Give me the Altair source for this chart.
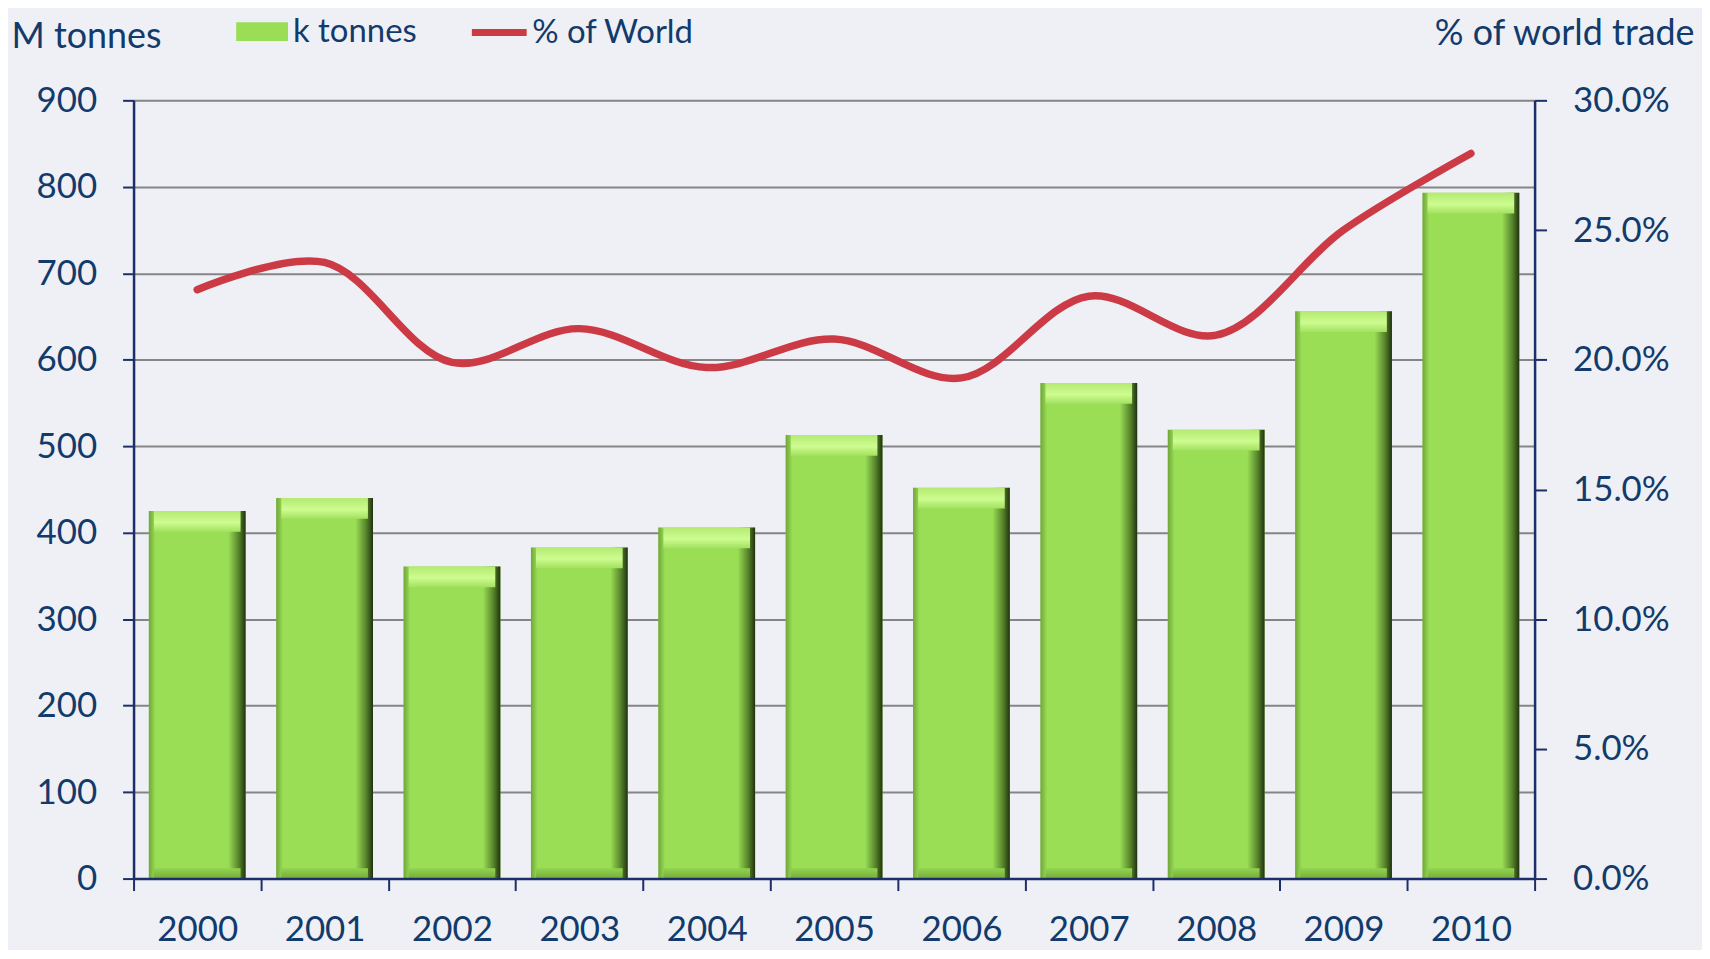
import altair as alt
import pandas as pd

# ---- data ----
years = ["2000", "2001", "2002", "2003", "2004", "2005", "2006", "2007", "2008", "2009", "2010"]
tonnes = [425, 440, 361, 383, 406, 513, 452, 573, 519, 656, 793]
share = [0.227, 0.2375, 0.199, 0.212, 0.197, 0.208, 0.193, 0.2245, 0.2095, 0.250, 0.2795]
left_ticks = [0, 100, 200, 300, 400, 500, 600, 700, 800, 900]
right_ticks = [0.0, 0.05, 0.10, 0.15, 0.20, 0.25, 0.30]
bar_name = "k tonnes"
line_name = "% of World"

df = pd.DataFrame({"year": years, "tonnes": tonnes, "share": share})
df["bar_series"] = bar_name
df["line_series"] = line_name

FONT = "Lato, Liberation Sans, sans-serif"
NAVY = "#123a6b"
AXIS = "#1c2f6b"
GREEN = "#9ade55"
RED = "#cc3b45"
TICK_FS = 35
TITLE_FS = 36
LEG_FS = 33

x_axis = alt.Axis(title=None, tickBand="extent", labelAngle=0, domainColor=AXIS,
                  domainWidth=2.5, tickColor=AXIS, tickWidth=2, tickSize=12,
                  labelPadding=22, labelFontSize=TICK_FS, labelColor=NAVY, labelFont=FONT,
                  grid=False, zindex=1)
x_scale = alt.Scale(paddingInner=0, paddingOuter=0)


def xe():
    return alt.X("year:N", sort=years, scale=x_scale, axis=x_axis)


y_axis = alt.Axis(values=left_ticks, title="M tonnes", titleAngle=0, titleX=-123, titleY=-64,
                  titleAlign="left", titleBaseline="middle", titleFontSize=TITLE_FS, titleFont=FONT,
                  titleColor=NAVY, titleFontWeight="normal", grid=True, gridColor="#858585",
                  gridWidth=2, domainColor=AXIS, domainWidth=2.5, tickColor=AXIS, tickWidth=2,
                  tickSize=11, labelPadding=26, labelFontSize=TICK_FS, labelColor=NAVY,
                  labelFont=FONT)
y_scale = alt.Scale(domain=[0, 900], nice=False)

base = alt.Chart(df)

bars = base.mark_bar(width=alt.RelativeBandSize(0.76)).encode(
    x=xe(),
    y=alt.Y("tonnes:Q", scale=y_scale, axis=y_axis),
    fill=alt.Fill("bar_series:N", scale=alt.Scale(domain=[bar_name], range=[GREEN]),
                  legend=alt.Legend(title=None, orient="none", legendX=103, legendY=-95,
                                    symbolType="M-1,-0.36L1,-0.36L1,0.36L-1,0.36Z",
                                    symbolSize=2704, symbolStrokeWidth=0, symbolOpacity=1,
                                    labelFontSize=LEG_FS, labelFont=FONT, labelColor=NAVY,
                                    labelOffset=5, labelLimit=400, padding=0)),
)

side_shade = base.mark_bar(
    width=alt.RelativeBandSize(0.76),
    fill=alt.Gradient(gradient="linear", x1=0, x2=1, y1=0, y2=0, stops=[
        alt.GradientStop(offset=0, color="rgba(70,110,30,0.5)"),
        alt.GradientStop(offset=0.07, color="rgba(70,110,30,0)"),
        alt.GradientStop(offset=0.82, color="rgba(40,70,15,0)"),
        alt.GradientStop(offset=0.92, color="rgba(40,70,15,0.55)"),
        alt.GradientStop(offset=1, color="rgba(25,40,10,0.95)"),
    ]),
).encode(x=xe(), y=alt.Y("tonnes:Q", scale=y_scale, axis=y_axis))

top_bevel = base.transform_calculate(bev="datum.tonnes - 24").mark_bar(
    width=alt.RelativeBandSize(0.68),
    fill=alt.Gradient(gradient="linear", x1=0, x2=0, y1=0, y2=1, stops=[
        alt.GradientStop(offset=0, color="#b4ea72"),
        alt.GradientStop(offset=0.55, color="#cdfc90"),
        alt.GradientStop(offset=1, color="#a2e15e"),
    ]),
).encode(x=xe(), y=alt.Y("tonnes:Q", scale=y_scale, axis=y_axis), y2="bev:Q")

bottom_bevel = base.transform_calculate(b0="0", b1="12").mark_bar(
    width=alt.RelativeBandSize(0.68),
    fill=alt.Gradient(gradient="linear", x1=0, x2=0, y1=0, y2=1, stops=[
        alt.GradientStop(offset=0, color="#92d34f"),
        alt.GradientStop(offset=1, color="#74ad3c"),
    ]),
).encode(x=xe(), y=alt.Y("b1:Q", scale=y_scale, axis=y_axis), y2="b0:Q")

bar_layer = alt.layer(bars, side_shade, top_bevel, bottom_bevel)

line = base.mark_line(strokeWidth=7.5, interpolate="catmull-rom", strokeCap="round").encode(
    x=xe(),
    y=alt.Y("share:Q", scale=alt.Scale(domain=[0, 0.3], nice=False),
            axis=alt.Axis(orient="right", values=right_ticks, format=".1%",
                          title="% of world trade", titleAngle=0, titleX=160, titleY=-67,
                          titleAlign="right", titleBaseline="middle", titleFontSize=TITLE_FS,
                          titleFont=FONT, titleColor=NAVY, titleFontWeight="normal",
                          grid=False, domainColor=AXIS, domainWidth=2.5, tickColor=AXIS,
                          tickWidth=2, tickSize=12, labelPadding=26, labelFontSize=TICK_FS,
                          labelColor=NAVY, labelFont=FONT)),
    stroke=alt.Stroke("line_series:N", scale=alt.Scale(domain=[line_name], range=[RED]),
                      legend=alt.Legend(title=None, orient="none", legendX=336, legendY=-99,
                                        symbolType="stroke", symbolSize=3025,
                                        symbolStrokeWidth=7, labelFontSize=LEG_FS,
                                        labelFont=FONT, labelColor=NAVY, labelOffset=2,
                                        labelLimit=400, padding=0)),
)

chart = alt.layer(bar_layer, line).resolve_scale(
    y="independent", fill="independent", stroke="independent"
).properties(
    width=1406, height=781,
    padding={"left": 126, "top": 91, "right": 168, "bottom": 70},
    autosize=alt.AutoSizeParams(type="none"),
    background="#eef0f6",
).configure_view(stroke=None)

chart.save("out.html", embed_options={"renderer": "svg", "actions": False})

_WHAT YOU NEED TO DO_
Go through the listing above and write it all out exactly, leaving out any picture.

_SOLUTION TO THIS PROBLEM_
Give me the Altair source for this chart.
import altair as alt
import pandas as pd

# ---- data ----
years = ["2000", "2001", "2002", "2003", "2004", "2005", "2006", "2007", "2008", "2009", "2010"]
tonnes = [425, 440, 361, 383, 406, 513, 452, 573, 519, 656, 793]
share = [0.227, 0.2375, 0.199, 0.212, 0.197, 0.208, 0.193, 0.2245, 0.2095, 0.250, 0.2795]
left_ticks = [0, 100, 200, 300, 400, 500, 600, 700, 800, 900]
right_ticks = [0.0, 0.05, 0.10, 0.15, 0.20, 0.25, 0.30]
bar_name = "k tonnes"
line_name = "% of World"

df = pd.DataFrame({"year": years, "tonnes": tonnes, "share": share})
df["bar_series"] = bar_name
df["line_series"] = line_name

FONT = "Lato, Liberation Sans, sans-serif"
NAVY = "#123a6b"
AXIS = "#1c2f6b"
GREEN = "#9ade55"
RED = "#cc3b45"
TICK_FS = 35
TITLE_FS = 36
LEG_FS = 33

x_axis = alt.Axis(title=None, tickBand="extent", labelAngle=0, domainColor=AXIS,
                  domainWidth=2.5, tickColor=AXIS, tickWidth=2, tickSize=12,
                  labelPadding=22, labelFontSize=TICK_FS, labelColor=NAVY, labelFont=FONT,
                  grid=False, zindex=1)
x_scale = alt.Scale(paddingInner=0, paddingOuter=0)


def xe():
    return alt.X("year:N", sort=years, scale=x_scale, axis=x_axis)


y_axis = alt.Axis(values=left_ticks, title="M tonnes", titleAngle=0, titleX=-123, titleY=-64,
                  titleAlign="left", titleBaseline="middle", titleFontSize=TITLE_FS, titleFont=FONT,
                  titleColor=NAVY, titleFontWeight="normal", grid=True, gridColor="#858585",
                  gridWidth=2, domainColor=AXIS, domainWidth=2.5, tickColor=AXIS, tickWidth=2,
                  tickSize=11, labelPadding=26, labelFontSize=TICK_FS, labelColor=NAVY,
                  labelFont=FONT)
y_scale = alt.Scale(domain=[0, 900], nice=False)

base = alt.Chart(df)

bars = base.mark_bar(width=alt.RelativeBandSize(0.76)).encode(
    x=xe(),
    y=alt.Y("tonnes:Q", scale=y_scale, axis=y_axis),
    fill=alt.Fill("bar_series:N", scale=alt.Scale(domain=[bar_name], range=[GREEN]),
                  legend=alt.Legend(title=None, orient="none", legendX=103, legendY=-95,
                                    symbolType="M-1,-0.36L1,-0.36L1,0.36L-1,0.36Z",
                                    symbolSize=2704, symbolStrokeWidth=0, symbolOpacity=1,
                                    labelFontSize=LEG_FS, labelFont=FONT, labelColor=NAVY,
                                    labelOffset=5, labelLimit=400, padding=0)),
)

side_shade = base.mark_bar(
    width=alt.RelativeBandSize(0.76),
    fill=alt.Gradient(gradient="linear", x1=0, x2=1, y1=0, y2=0, stops=[
        alt.GradientStop(offset=0, color="rgba(70,110,30,0.5)"),
        alt.GradientStop(offset=0.07, color="rgba(70,110,30,0)"),
        alt.GradientStop(offset=0.82, color="rgba(40,70,15,0)"),
        alt.GradientStop(offset=0.92, color="rgba(40,70,15,0.55)"),
        alt.GradientStop(offset=1, color="rgba(25,40,10,0.95)"),
    ]),
).encode(x=xe(), y=alt.Y("tonnes:Q", scale=y_scale, axis=y_axis))

top_bevel = base.transform_calculate(bev="datum.tonnes - 24").mark_bar(
    width=alt.RelativeBandSize(0.68),
    fill=alt.Gradient(gradient="linear", x1=0, x2=0, y1=0, y2=1, stops=[
        alt.GradientStop(offset=0, color="#b4ea72"),
        alt.GradientStop(offset=0.55, color="#cdfc90"),
        alt.GradientStop(offset=1, color="#a2e15e"),
    ]),
).encode(x=xe(), y=alt.Y("tonnes:Q", scale=y_scale, axis=y_axis), y2="bev:Q")

bottom_bevel = base.transform_calculate(b0="0", b1="12").mark_bar(
    width=alt.RelativeBandSize(0.68),
    fill=alt.Gradient(gradient="linear", x1=0, x2=0, y1=0, y2=1, stops=[
        alt.GradientStop(offset=0, color="#92d34f"),
        alt.GradientStop(offset=1, color="#74ad3c"),
    ]),
).encode(x=xe(), y=alt.Y("b1:Q", scale=y_scale, axis=y_axis), y2="b0:Q")

bar_layer = alt.layer(bars, side_shade, top_bevel, bottom_bevel)

line = base.mark_line(strokeWidth=7.5, interpolate="catmull-rom", strokeCap="round").encode(
    x=xe(),
    y=alt.Y("share:Q", scale=alt.Scale(domain=[0, 0.3], nice=False),
            axis=alt.Axis(orient="right", values=right_ticks, format=".1%",
                          title="% of world trade", titleAngle=0, titleX=160, titleY=-67,
                          titleAlign="right", titleBaseline="middle", titleFontSize=TITLE_FS,
                          titleFont=FONT, titleColor=NAVY, titleFontWeight="normal",
                          grid=False, domainColor=AXIS, domainWidth=2.5, tickColor=AXIS,
                          tickWidth=2, tickSize=12, labelPadding=26, labelFontSize=TICK_FS,
                          labelColor=NAVY, labelFont=FONT)),
    stroke=alt.Stroke("line_series:N", scale=alt.Scale(domain=[line_name], range=[RED]),
                      legend=alt.Legend(title=None, orient="none", legendX=336, legendY=-99,
                                        symbolType="stroke", symbolSize=3025,
                                        symbolStrokeWidth=7, labelFontSize=LEG_FS,
                                        labelFont=FONT, labelColor=NAVY, labelOffset=2,
                                        labelLimit=400, padding=0)),
)

chart = alt.layer(bar_layer, line).resolve_scale(
    y="independent", fill="independent", stroke="independent"
).properties(
    width=1406, height=781,
    padding={"left": 126, "top": 91, "right": 168, "bottom": 70},
    autosize=alt.AutoSizeParams(type="none"),
    background="#eef0f6",
).configure_view(stroke=None)

chart.save("out.html", embed_options={"renderer": "svg", "actions": False})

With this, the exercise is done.